Despite challenges and changes, the U.P. persevered, relying on the grit it’s known for, its quality of life, affordability, and outdoor adventure and natural beauty. These attributes cultivated new business and attracted remote workers to the region and illustrated what makes the U.P. a truly special place to live and work. Even the Wall Street Journal acknowledged, “The places that will compete the best are those that offer unique amenities–like Michigan’s Upper Peninsula.”
Expand and Attract Business
- Maine-based cybersecurity company Northcross Group opened a remote office in Marquette following an academic partnership with NMU’s U.P. Cybersecurity Institute, and filled coveted tech sector jobs.
- BOSS Snowplow in Iron Mountain completed a 44,140 sq. ft. expansion, with the construction work done by its neighbor, Gundlach Champion.
- Oakman Aerospace and Chippewa County Economic Development Corporation partnered to establish a ground station at Chippewa County International Airport and bring high-paying, high-tech jobs to the area.
- Dickinson County Healthcare System and Schoolcraft Memorial Hospital began facility expansion projects, not letting pandemic uncertainties stand in their way.
- Calumet Electronics broke ground for a 35,000 sq. ft. expansion to meet increasing market demand.
- Great Lakes Sound & Vibration, with support from the MEDC, expanded operations to the Houghton County Airpark with a project that is expected to create 20 new jobs.
- Blackrocks Brewery in Marquette purchased neighboring buildings to expand.
- REL in Calumet received an Industrial Facilities Tax exemption to support a $2.3 million expansion that will create new jobs.
Response & Resiliency
- Through great collaboration between economic development organizations, more than $7 million in state and federal pandemic related grants were distributed to more than 1,000 small businesses and nonprofits across the Upper Peninsula.
- U.P. hospitals worked together to strengthen regional health care while leading the statewide fight to reopen non-essential services.
Attract, Grow and Develop Talent & Jobs
- Sault Tribe, Inc. continued to grow with new hires and four subsidiaries. One of its subsidiaries, Ojibwe Hazardous Abatement, LLC expanded its service offerings to include COVID-19 abatement and remediation.
- Chippewa County secured over one million in funding to build a transloader facility which will permit for more efficient commercial uses of rail, including propane delivery, in the eastern U.P.
- All three U.P. SmartZones collaborated to successfully host Return North, a professional career fair aimed at attracting alumni, former residents, and friends of the U.P. back to the region.
Promote a Great Place to Live & Work
- The Pine Mountain Ski Jump Project was completed and will be home to the 2022 World Cup.

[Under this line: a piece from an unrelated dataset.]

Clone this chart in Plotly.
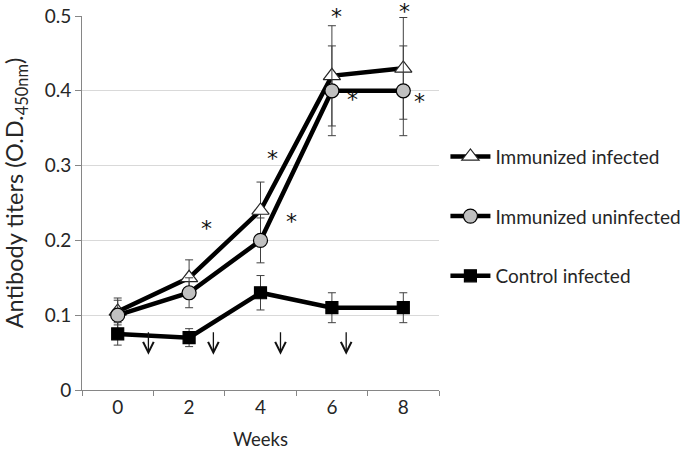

- More than 1.2 million people visited Alger County − a historic high for visits. The beauty of the U.P. was a natural draw for people looking to travel safely and spend time outdoors.
- Rural Development Funds were awarded to Upper Peninsula interests, resulting in significant new investments to upgrade Upper Peninsula outdoor recreational opportunities. Projects include shoreline improvements in Negaunee, campground improvements in Ishpeming and infrastructure improvements for the nationally regarded Noquemanon Trail Network.
- Chippewa, Dickinson and Marquette counties all invested into housing studies to further develop the opportunity for workforce housing, and ready the region for remote workers.
- All three public universities saw students return to campus in August and were open for in-person instruction.